Où vont les surveillants pénitentiaires ?
À leur sortie de l’ENAP, les nouveaux surveillants sont, dans les trois quarts des cas, affectés à un établissement hors de leur région d’origine. La direction régionale de Paris accueille ainsi 51% d’entre eux.
Les auteurs du rapport commentent ainsi cette situation. « À l’instar de bien d’autres fonctions publiques, l’administration pénitentiaire affecte les sortants d’école sur des postes laissés vacants par les titulaires. Les surveillants nouvellement formés vont ainsi constituer la principale variable d’ajustement pour combler les postes vacants dans les zones les moins demandées. C’est ainsi que les postes proposés aux surveillants en début de carrière correspondent aux postes non pourvus par les surveillants titulaires après les délibérations des commissions administratives paritaires (CAP). Ce système de gestion centralisée détermine en amont les premières destinations professionnelles de ces personnels. »

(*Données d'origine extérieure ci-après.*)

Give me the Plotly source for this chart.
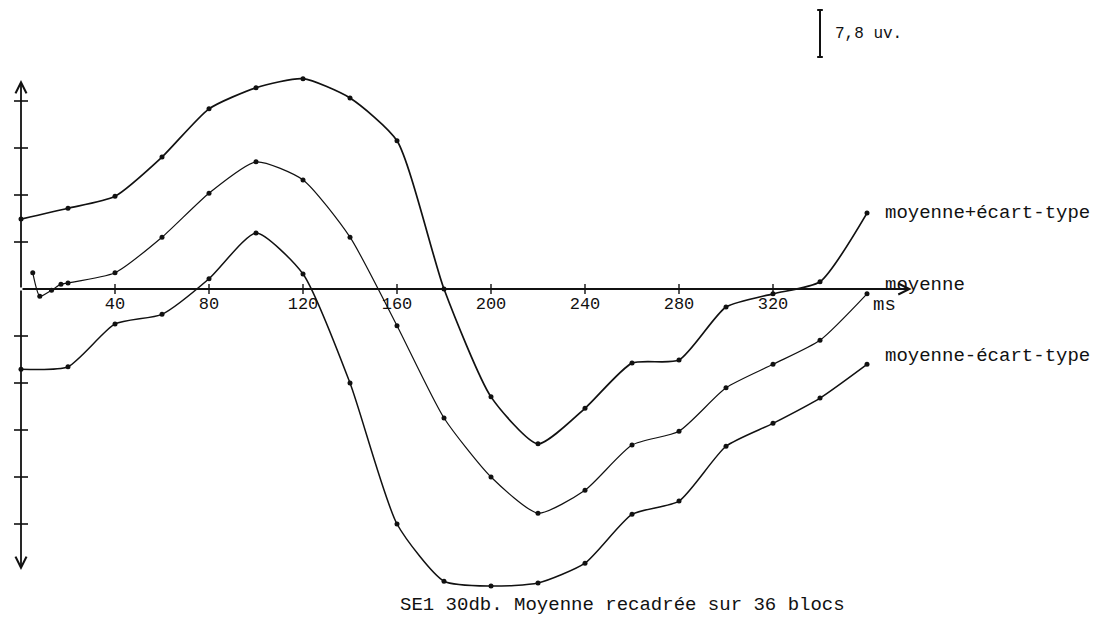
"""Moyenne +/- ecart-type, SE1 30db (scanned plotter chart)."""

import plotly.graph_objects as go

# time in ms, amplitude in uV (7.8 uV per axis tick)
t_std = [0, 20, 40, 60, 80, 100, 120, 140, 160, 180, 200, 220, 240, 260, 280, 300, 320, 340, 360]
plus_sd = [11.6, 13.4, 15.4, 21.9, 29.9, 33.4, 34.9, 31.7, 24.6, 0.0, -17.9, -25.7,
           -19.8, -12.3, -11.8, -3.0, -0.8, 1.2, 12.6]
minus_sd = [-13.3, -12.9, -5.8, -4.2, 1.7, 9.3, 2.5, -15.6, -39.0, -48.5, -49.3, -48.8,
            -45.5, -37.4, -35.2, -26.1, -22.3, -18.1, -12.5]

t_mean = [5, 8, 13, 17, 20, 40, 60, 80, 100, 120, 140, 160, 180, 200, 220, 240, 260,
          280, 300, 320, 340, 360]
mean = [2.7, -1.2, -0.2, 0.8, 1.0, 2.7, 8.6, 15.9, 21.1, 18.1, 8.6, -6.1, -21.4, -31.2,
        -37.2, -33.4, -25.9, -23.6, -16.4, -12.5, -8.5, -0.8]

x_ticks = [40, 80, 120, 160, 200, 240, 280, 320]
y_ticks = [-39.0, -31.2, -23.4, -15.6, -7.8, 7.8, 15.6, 23.4, 31.2]

series_labels = ["moyenne+écart-type", "moyenne", "moyenne-écart-type"]
title = "SE1 30db. Moyenne recadrée sur 36 blocs"
scale_label = "7,8 uv."
unit_label = "ms"

FONT = "Liberation Mono"
INK = "#111111"

# page body keeps its 8px margin, so the figure is 8px smaller on each side.
# origin at (13px, 281px) in figure pixels, 2.35 px/ms, 47 px per 7.8 uV
PX_MS = 2.35
PX_UV = 47 / 7.8
W, H = 1096, 610
X0, Y0 = 13, 281
x_range = [-X0 / PX_MS, (W - X0) / PX_MS]
y_range = [-(H - Y0) / PX_UV, Y0 / PX_UV]

fig = go.Figure()

for xs, ys, width in [(t_std, plus_sd, 1.7), (t_mean, mean, 1.2), (t_std, minus_sd, 1.5)]:
    fig.add_trace(go.Scatter(
        x=xs, y=ys, mode="lines+markers",
        line={"color": INK, "width": width, "shape": "spline", "smoothing": 0.6},
        marker={"color": INK, "size": 5},
        showlegend=False, hoverinfo="skip",
    ))

# tick crosses on both axes
fig.add_trace(go.Scatter(
    x=[0] * len(y_ticks), y=y_ticks, mode="markers",
    marker={"symbol": "line-ew-open", "size": 10, "color": INK,
            "line": {"color": INK, "width": 1.6}},
    showlegend=False, hoverinfo="skip",
))
fig.add_trace(go.Scatter(
    x=x_ticks, y=[0] * len(x_ticks), mode="markers",
    marker={"symbol": "line-ns-open", "size": 7, "color": INK,
            "line": {"color": INK, "width": 1.4}},
    showlegend=False, hoverinfo="skip",
))

arrow = {"text": "", "showarrow": True, "arrowhead": 5, "arrowsize": 1.2,
         "arrowwidth": 1.8, "arrowcolor": INK, "axref": "x", "ayref": "y"}
fig.add_annotation(x=379, y=0, ax=0, ay=0, **arrow)
fig.add_annotation(x=0, y=(Y0 - 72) / PX_UV, ax=0, ay=0, **arrow)
fig.add_annotation(x=0, y=-(562 - Y0) / PX_UV, ax=0, ay=0, **arrow)

# scale bar: 7.8 uV
bar_x, bar_top = 340, (Y0 - 2) / PX_UV
fig.add_shape(type="line", x0=bar_x, x1=bar_x, y0=bar_top, y1=bar_top - 7.8,
              line={"color": INK, "width": 2})
for yy in (bar_top, bar_top - 7.8):
    fig.add_shape(type="line", x0=bar_x - 1.2, x1=bar_x + 1.2, y0=yy, y1=yy,
                  line={"color": INK, "width": 2})

text = {"showarrow": False, "xanchor": "left", "yanchor": "middle",
        "font": {"family": FONT, "size": 19, "color": INK}}
fig.add_annotation(x=345.5, y=bar_top - 3.9, text=scale_label,
                   **(text | {"font": {"family": FONT, "size": 16, "color": INK}}))
fig.add_annotation(x=366.8, y=12.6, text=series_labels[0], **text)
fig.add_annotation(x=366.8, y=0.6, text=series_labels[1], **text)
fig.add_annotation(x=361.5, y=-2.6, text=unit_label, **text)
fig.add_annotation(x=366.8, y=-11.1, text=series_labels[2], **text)
fig.add_annotation(x=160.4, y=-52.4, text=title, **text)

fig.update_layout(
    width=W, height=H, autosize=False,
    margin={"l": 0, "r": 0, "t": 0, "b": 0, "pad": 0},
    paper_bgcolor="white", plot_bgcolor="white",
    xaxis={"range": x_range, "showgrid": False, "zeroline": False, "showline": False,
           "anchor": "free", "position": 1 - Y0 / H,
           "tickvals": x_ticks, "ticks": "", "ticklabelstandoff": 2,
           "tickfont": {"family": FONT, "size": 17, "color": INK}},
    yaxis={"range": y_range, "showgrid": False, "zeroline": False, "showline": False,
           "showticklabels": False, "ticks": ""},
)

fig.write_html("out.html")
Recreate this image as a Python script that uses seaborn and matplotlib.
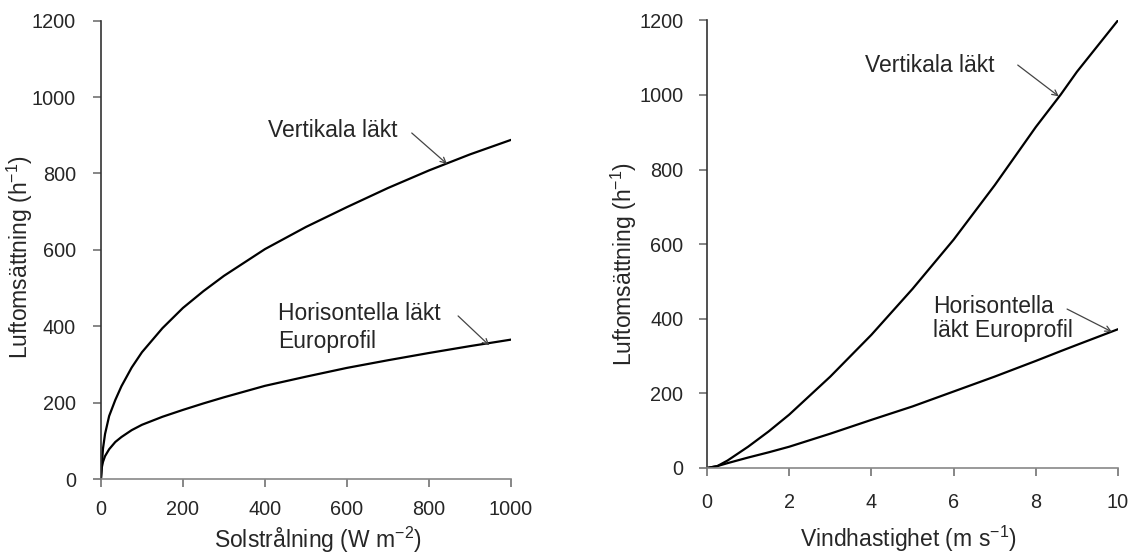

Beaucoup de surveillants cherchent dès lors à se rapprocher de leur région d’origine. Huit surveillants sur dix quittent leur premier établissement d’affectation durant les cinq premières années de carrière. « Ces mobilités géographiques massives dès les premières années d’exercice laissent place à une baisse progressive de l’intensité de ces migrations aux anciennetés supérieures. Cette évolution signifie qu’avec le temps, s’opère un processus de sédentarisation fixant progressivement les agents sur leur lieu d’exercice. Cette sédentarisation peut certes être reliée à des raisons professionnelles, telle l’obtention de conditions et/ou de lieux de travail plus en phase avec leurs attentes, mais aussi à leur cycle de vie, relevant de raisons personnelles. »
Les auteurs du rapport soulignent que le métier de surveillant pénitentiaire, « qu’il serait loin d’être excessif de qualifier de difficile, nécessite des ancrages familiaux, culturels, budgétaires et résidentiels pour assurer leur équilibre professionnel et personnel. » Le retour à la région d’origine, problématique s’agissant de l’Outre-mer, facilite ces ancrages.